Dopo un interrogatorio sommario, benché del tutto estranei a qualsiasi forma di propaganda politica, furono accusati di partecipazione ad organizzazioni clandestine e, accusa ancor più grave, di promuovere fra i giovani, sfruttando l’influenza derivante dal loro sacerdozio, la cultura nazionale a danno della Germania nazista. Tanto bastò per meritare la tortura ed il campo di concentramento di Auschwitz.
Privati finanche del nome, furono obbligati ad indossare gli stracci insanguinati di chi prima di loro non era sopravvissuto alla terribile compagnia penale, alla quale erano destinati gli accusati di gravi delitti.

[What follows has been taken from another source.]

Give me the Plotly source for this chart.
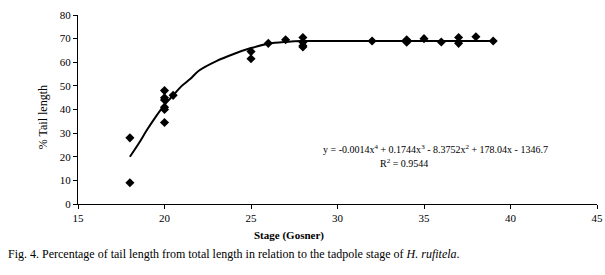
import plotly.graph_objects as go

# Observed data (stage, % tail length)
stage = [18, 18, 20, 20, 20, 20, 20, 20, 20.5, 25, 25, 26, 27, 28, 28, 28, 28,
         32, 34, 34, 35, 36, 37, 37, 38, 39]
tail_pct = [28, 9, 48, 45, 44, 41, 40, 34.5, 46, 64.5, 61.5, 68, 69.5, 70.5, 68.5, 67, 66.5,
            69, 68.5, 69.5, 70, 68.6, 70.5, 68, 70.8, 69]

# Trend line
trend_x = [18, 18.5, 19, 19.5, 20, 20.5, 21, 21.5, 22, 23, 24, 25, 26, 27, 28, 30, 32, 35, 39]
trend_y = [20, 25.5, 31.5, 37, 42, 46, 50, 53, 56.5, 60.5, 63.5, 66, 67.8, 68.6, 69, 69, 69, 69, 69]

x_ticks = [15, 20, 25, 30, 35, 40, 45]
y_ticks = [0, 10, 20, 30, 40, 50, 60, 70, 80]

FONT = "Liberation Serif, Times New Roman, serif"

fig = go.Figure()
fig.add_trace(go.Scatter(x=trend_x, y=trend_y, mode="lines",
                         line=dict(color="black", width=2, shape="spline"),
                         showlegend=False))
fig.add_trace(go.Scatter(x=stage, y=tail_pct, mode="markers",
                         marker=dict(symbol="diamond", size=7, color="black"),
                         showlegend=False))

def note(text, x, y, size=11, xanchor="center", angle=0):
    fig.add_annotation(xref="paper", yref="paper", x=x, y=y, text=text, showarrow=False,
                       xanchor=xanchor, yanchor="middle", textangle=angle,
                       font=dict(family=FONT, size=size, color="black"))

note("y = -0.0014x<sup>4</sup> + 0.1744x<sup>3</sup> - 8.3752x<sup>2</sup> + 178.04x - 1346.7",
     0.688, 0.29, size=10)
note("R<sup>2</sup> = 0.9544", 0.628, 0.215, size=10)
note("<b>Stage (Gosner)</b>", 0.407, -0.169, size=11)
note("% Tail length", -0.067, 0.46, size=12, angle=-90)
note("Fig. 4. Percentage of tail length from total length in relation to the tadpole stage of <i>H. rufitela</i>.",
     -0.139, -0.265, size=12, xanchor="left")

fig.update_layout(
    width=605, height=275,
    margin=dict(l=78, r=8, t=15, b=71, autoexpand=False),
    paper_bgcolor="white", plot_bgcolor="white",
    font=dict(family=FONT, size=11, color="black"),
    xaxis=dict(range=[15, 45], tickvals=x_ticks, showline=True, linecolor="black", linewidth=1,
               ticks="outside", ticklen=4, tickcolor="black", showgrid=False, zeroline=False,
               automargin=False, tickfont=dict(size=11), ticklabeloverflow="allow"),
    yaxis=dict(range=[0, 80], tickvals=y_ticks, showline=True, linecolor="black", linewidth=1,
               ticks="outside", ticklen=4, tickcolor="black", showgrid=False, zeroline=False,
               automargin=False, tickfont=dict(size=11)),
)

fig.write_html("out.html", config={"displayModeBar": False},
               post_script="document.body.style.margin='0';document.body.style.overflow='hidden';")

Quasi soffocati dai nauseabondi fumi dei cadaveri bruciati che salivano dal camino del crematorio, percossi e stremati per il lavoro disumano, in breve tempo caddero per mano degli uomini delle SS.
Don Jan Świerc e don Ignacy Dobiasz furono le vittime di quel mattino del 27 giugno 1941. Nel pomeriggio subirono il martirio, l’uno accanto all’altro, don Franciszek Harazim e don Kazimierz Wojciechowski.
“Questo sacrificio fu una semente di vita, una semente di vittoria […]. Quei pastori […] per la vita cristiana di ogni parrocchiano e specie per i giovani parrocchiani […] pagavano non solo con una buona parola, non solo con il buon esempio della loro vita generosa, ma anche con il sacrificio e il sangue del martirio” disse di loro l’allora arcivescovo di Cracovia e cardinale, Karol Wojtyła, nell’omelia del 30 gennaio 1972.
Di questi e di altri cinque martiri (don Ignacy Antonowicz, don Karol Golda, don Ludwik Mroczek, don Wlodzimierz Szembek, don Franciszek Miśka) è attualmente in corso la redazione della Positio super martyrio.